Dataset section

┌──

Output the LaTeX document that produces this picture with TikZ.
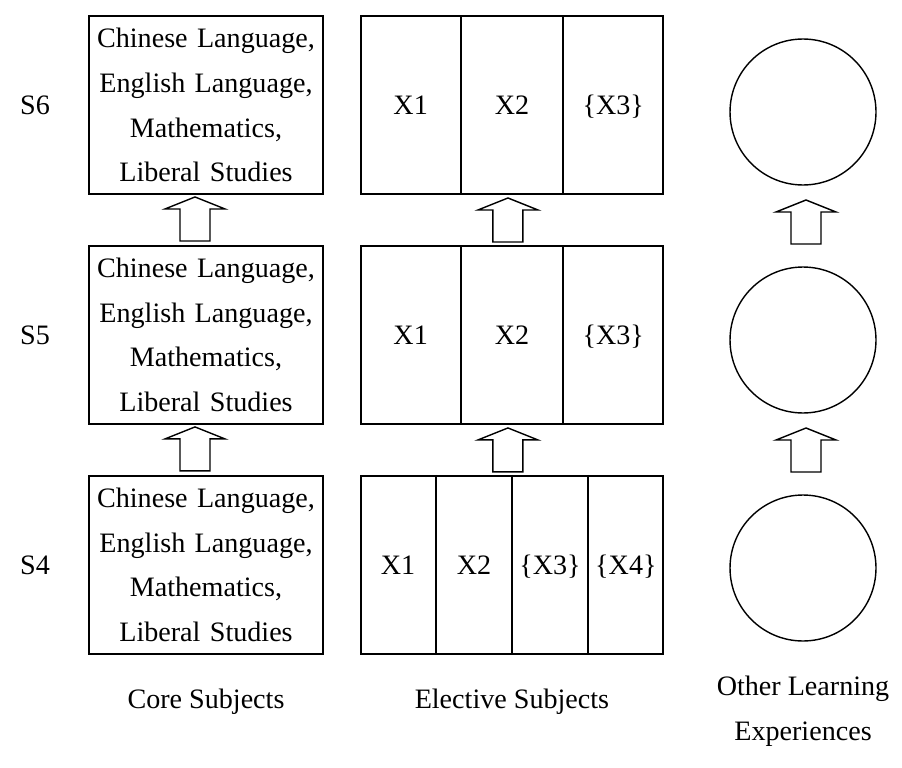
\documentclass[tikz,border=0pt]{standalone}
\usepackage{fontspec}
\setmainfont{Liberation Serif}
\usetikzlibrary{positioning,calc}

\tikzset{
  corebox/.style={draw, line width=1.1pt, rectangle, text width=4.68cm, minimum height=3.56cm, inner sep=0pt, align=center},
  electbox/.style={draw, line width=1.1pt, rectangle, minimum width=6.04cm, minimum height=3.56cm, inner sep=0pt},
  olebox/.style={draw, line width=0.8pt, circle, minimum size=2.92cm, inner sep=0pt},
  colline/.style={line width=1.1pt},
  colitem/.style={text height=15pt, text depth=4pt, inner sep=0pt},
  uparrow/.pic={\draw[line width=0.8pt] (-15,22) -- (-15,-10) -- (-30,-10) -- (0,-22) -- (30,-10) -- (15,-10) -- (15,22) -- cycle;}
}

\begin{document}
\begin{tikzpicture}[x=0.02cm, y=-0.02cm, node distance=4.6cm, font=\fontsize{16}{25.5}\selectfont]
    \useasboundingbox (0,0) rectangle (902,767);

    % core subjects
    \node (core6) [corebox] at (206,105) {Chinese Language,\\English Language,\\Mathematics,\\Liberal Studies};
    \node (core5) [corebox, below of=core6] {Chinese Language,\\English Language,\\Mathematics,\\Liberal Studies};
    \node (core4) [corebox, below of=core5] {Chinese Language,\\English Language,\\Mathematics,\\Liberal Studies};

    % elective subjects
    \node (elec6) [electbox, right of=core6, node distance=6.12cm] {};
    \node (elec5) [electbox, right of=core5, node distance=6.12cm] {};
    \node (elec4) [electbox, right of=core4, node distance=6.12cm] {};

    \foreach \r in {6,5} {
        \foreach \f in {1,2}
            \draw[colline] ($(elec\r.north west)!\f/3!(elec\r.north east)$) -- ($(elec\r.south west)!\f/3!(elec\r.south east)$);
        \foreach \t [count=\i] in {X1,X2,\{X3\}}
            \node (x\i-\r) [colitem] at ($(elec\r.west)!{(2*\i-1)/6}!(elec\r.east)$) {\t};
    }
    \foreach \f in {1,2,3}
        \draw[colline] ($(elec4.north west)!\f/4!(elec4.north east)$) -- ($(elec4.south west)!\f/4!(elec4.south east)$);
    \foreach \t [count=\i] in {X1,X2,\{X3\},\{X4\}}
        \node (x\i-4) [colitem] at ($(elec4.west)!{(2*\i-1)/8}!(elec4.east)$) {\t};

    % other learning experiences
    \node (ole6) [olebox] at (803,112) {};
    \node (ole5) [olebox] at (803,340) {};
    \node (ole4) [olebox] at (803,568) {};

    % year labels
    \node (s6) [left of=core6, node distance=3.42cm] {S6};
    \node (s5) [left of=core5, node distance=3.42cm] {S5};
    \node (s4) [left of=core4, node distance=3.42cm] {S4};

    % progression arrows
    \pic at ($(core6.south)!0.5!(core5.north)+(-11,-1)$) {uparrow};
    \pic at ($(core5.south)!0.5!(core4.north)+(-11,-1)$) {uparrow};
    \pic at ($(elec6.south)!0.5!(elec5.north)+(-4,0)$) {uparrow};
    \pic at ($(elec5.south)!0.5!(elec4.north)+(-4,0)$) {uparrow};
    \pic at ($(ole6.south)!0.5!(ole5.north)+(3,-4)$) {uparrow};
    \pic at ($(ole5.south)!0.5!(ole4.north)+(3,-4)$) {uparrow};

    % column titles
    \node (coretitle) [below of=core4, node distance=2.74cm] {Core Subjects};
    \node (electitle) [below of=elec4, node distance=2.74cm] {Elective Subjects};
    \node (oletitle) [align=center] at (803,711) {Other Learning\\Experiences};
\end{tikzpicture}
\end{document}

└──

Exercise
Restate each line from the start of the listing through the line bearing "(elec4) [electbox, right" word for word. Drop the pictures.

Full response
Output the LaTeX document that produces this picture with TikZ.
\documentclass[tikz,border=0pt]{standalone}
\usepackage{fontspec}
\setmainfont{Liberation Serif}
\usetikzlibrary{positioning,calc}

\tikzset{
  corebox/.style={draw, line width=1.1pt, rectangle, text width=4.68cm, minimum height=3.56cm, inner sep=0pt, align=center},
  electbox/.style={draw, line width=1.1pt, rectangle, minimum width=6.04cm, minimum height=3.56cm, inner sep=0pt},
  olebox/.style={draw, line width=0.8pt, circle, minimum size=2.92cm, inner sep=0pt},
  colline/.style={line width=1.1pt},
  colitem/.style={text height=15pt, text depth=4pt, inner sep=0pt},
  uparrow/.pic={\draw[line width=0.8pt] (-15,22) -- (-15,-10) -- (-30,-10) -- (0,-22) -- (30,-10) -- (15,-10) -- (15,22) -- cycle;}
}

\begin{document}
\begin{tikzpicture}[x=0.02cm, y=-0.02cm, node distance=4.6cm, font=\fontsize{16}{25.5}\selectfont]
    \useasboundingbox (0,0) rectangle (902,767);

    % core subjects
    \node (core6) [corebox] at (206,105) {Chinese Language,\\English Language,\\Mathematics,\\Liberal Studies};
    \node (core5) [corebox, below of=core6] {Chinese Language,\\English Language,\\Mathematics,\\Liberal Studies};
    \node (core4) [corebox, below of=core5] {Chinese Language,\\English Language,\\Mathematics,\\Liberal Studies};

    % elective subjects
    \node (elec6) [electbox, right of=core6, node distance=6.12cm] {};
    \node (elec5) [electbox, right of=core5, node distance=6.12cm] {};
    \node (elec4) [electbox, right of=core4, node distance=6.12cm] {};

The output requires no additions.